Subsequent to the decision of this case by the District Court, the Supreme Court decided Idaho Sheet Metal Works, Inc. v. Wirtz, 383 U.S. 190, 86 S.Ct. 737, 15 L.Ed.2d 694, rehearing denied 383 U.S. 963, 86 S.Ct. 1219,16 L.Ed.2d 305 (1966).

After exhaustive consideration of the 1949 Amendments, including their legislative history, the Court rejected industry usage “as the single touchstone” for the meaning to be given the term retail as applied to a particular operation. It said, “[W]e do not believe word usage of the industry must be given conclusive force. * * * In view of the diversity of structure and marketing practices in different industries, flexibility is certainly appropriate, and we do not here further attempt to adduce general rules.” [383 U.S. 204, 205, 86 .S.Ct. 746]. The Court held that the potato equipment fabricated and maintained by Idaho Sheet, such as vats, storage tanks, hoods, elevator buckets, and chutes, did not qualify for the exemption because “unlike small trucks and farm equipment, the market for these goods is highly limited, and far from being stock items purchased off the shelf, these articles were generally fabricated to meet individual specifications”. Since the potato equipment could not be the subject of a retail sale the claim that the pricing and quantity of sales involved conformed to retail standards was rejected. This, was done despite proof that the sales were recognized by the industry as being retail sales —and the District Court had so held.

Applying the reasoning of the Supreme Court in Idaho Sheet Metal Works v. Wirtz, supra, we are constrained to hold that the construction [manufacture] and sale of ships, yachts, and large boats thus constructed by Broward Marine, as shown in this record, are not retail sales within the meaning of Section 13(a) (2) of the Act. The market for these vessels is highly limited. The majority of the boats appear to have beer, contracted for in advance of construction and built to pre-arranged specifications. Others were kept for extensive periods before a purchaser appeared, evidencing that such a product is not a stock item, available for purchase off the shelf by any significant portion of the general public, within the rationale of Idaho Sheet Meted Works, supra.

The same must be said of the production of heavy laminated wood products not used in the repair and maintenance of boats by the Broward operations.

As to Broward’s operations in the repair, rental supply, and storage of boats, ships, and yachts, under the findings in this record, it is equally clear that exemption cannot be denied as a matter of law, Rachal v. Allen, 321 F.2d 449, 5 Cir., 1963, and 376 F.2d 999, 5 Cir., 1967.

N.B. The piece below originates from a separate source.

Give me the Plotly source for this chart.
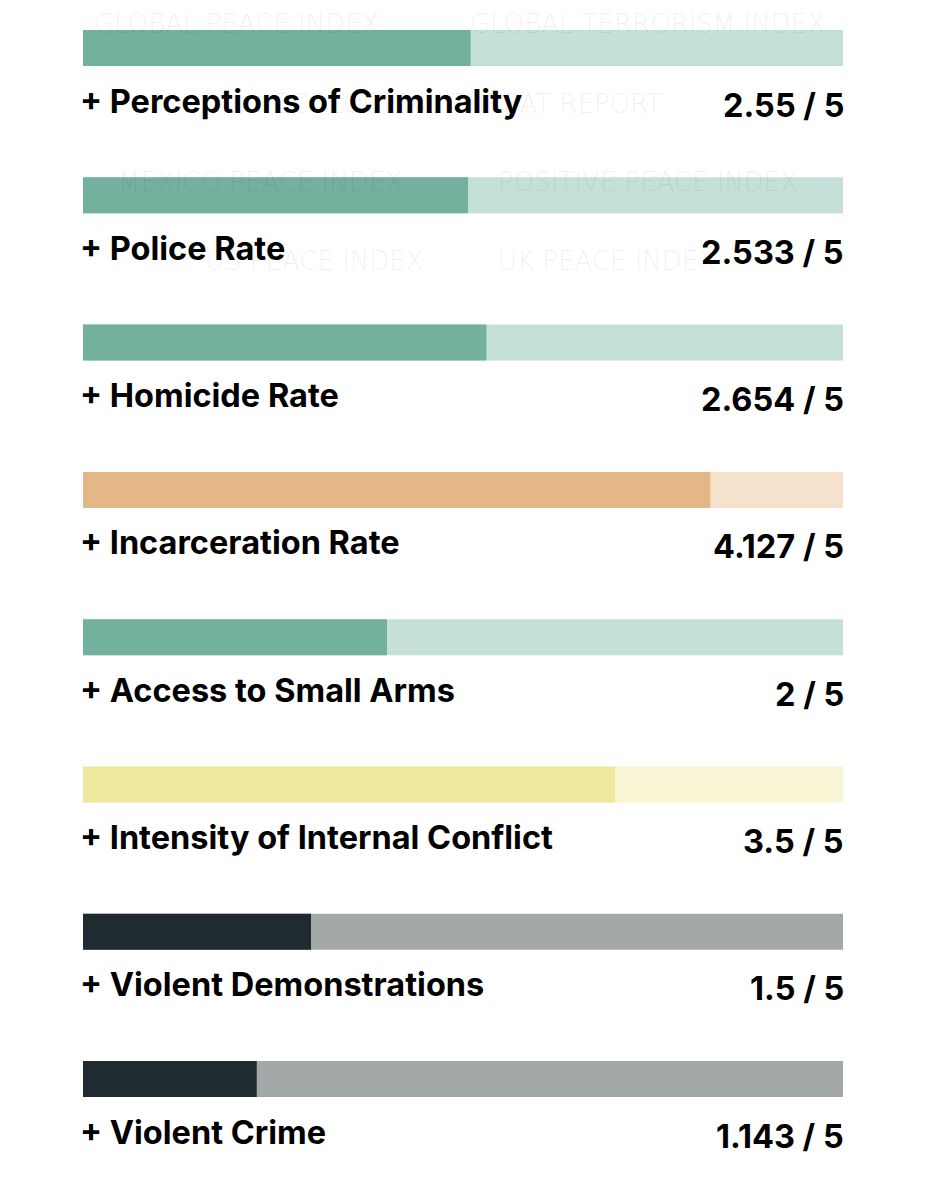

This controversy involves approximately three months in 1962, all of 1963, and almost eight months of 1964. We are unable to ascertain from this record whether, excluding sales of ships and laminated wood products, for any one of these periods, Broward met, or could meet, the requirement that 75% of its total annual sales were retail sales within the meaning of the statute. Neither were there any findings as to interchangeable use of employees on construction and repair activities.

In this state of the record, while reversing the District Court as to the exemption for boat construction and sales thereof, we vacate and remand for further hearing and findings as to whether, *793excluding this activity, and considering any other relevant factor, Broward may yet qualify for the exemption as to its operations in the repair, rental, supply, and storage of boats, ships, and yachts.

Reversed in part and vacated and remanded for further proceedings not inconsistent herewith.

. Act of June 25, 1938, c. 676, 52 Stat. 1060, as amended 29 U.S.C. 201 et seq.

. The action was brought against Broward Marine, Inc. as well as Prank A. Denison, its president, and Walter J. Baldwin, Jr., its vice-president and comptroller. Plaintiff subsequently conceded that Baldwin was not shown to be an “employer” within the meaning of the Act and agreed that the complaint could be dismissed as to him. Defendants admitted that Deni-*790son is an “employer” and the court so found.

. SEC. 13(a) The provisions of sections 206 and 207 shall not apply with respect to — * * * (2) any employee employed by any retail or service establishment, more than 50 per centum of which establishment’s annual dollar volume of sales of goods or services is made within the State in which the establishment is located * * *. A ‘retail or service establishment’ shall mean an establishment 75 per centum of whose annual dollar volume of sales of goods or services (or of both) is not for resale, and is recognized as retail sales or services in the particular industry; or * * * (4) any employee employed by an establishment which qualifies as an exempt retail establishment under clause (2) of this subsection and is recognized as a retail establishment in the particular industry notwithstanding that such establishment makes or processes at the retail establishment the goods that it sells: Provided, That more than 85 per centum of such establishment’s annual dollar volume of sales of goods so made or processed is made within the State in which the establishment is located; * * *

The Fair Labor Standards Amendments of 1966 (80 Stat. 830), which were enacted subsequent to the decision below to become effective February 1, 1967, made some changes in the wording of Section 13(a) (2), but such changes are in no way material to the issues presented by this case.






Dissenting Opinion

JOHN R. BROWN, Chief Judge

(dissenting in part):

I concur fully in the decision of the Court and the opinion except as to the limited holding that ship repair work of the kind revealed in this record can qualify as a “retail or service establishment.” Such maintenance and repair activities bear no resemblance to the retail operation Congress had in mind. Although now bound by it I continue to disagree with Rachal v. Allen, 5 Cir., 1963, 321 F.2d 449, and 5 Cir., 1967, 376 F.2d 999, but in any event I do not think that case either warrants or requires the holding here. As to this limited holding I respectfully dissent.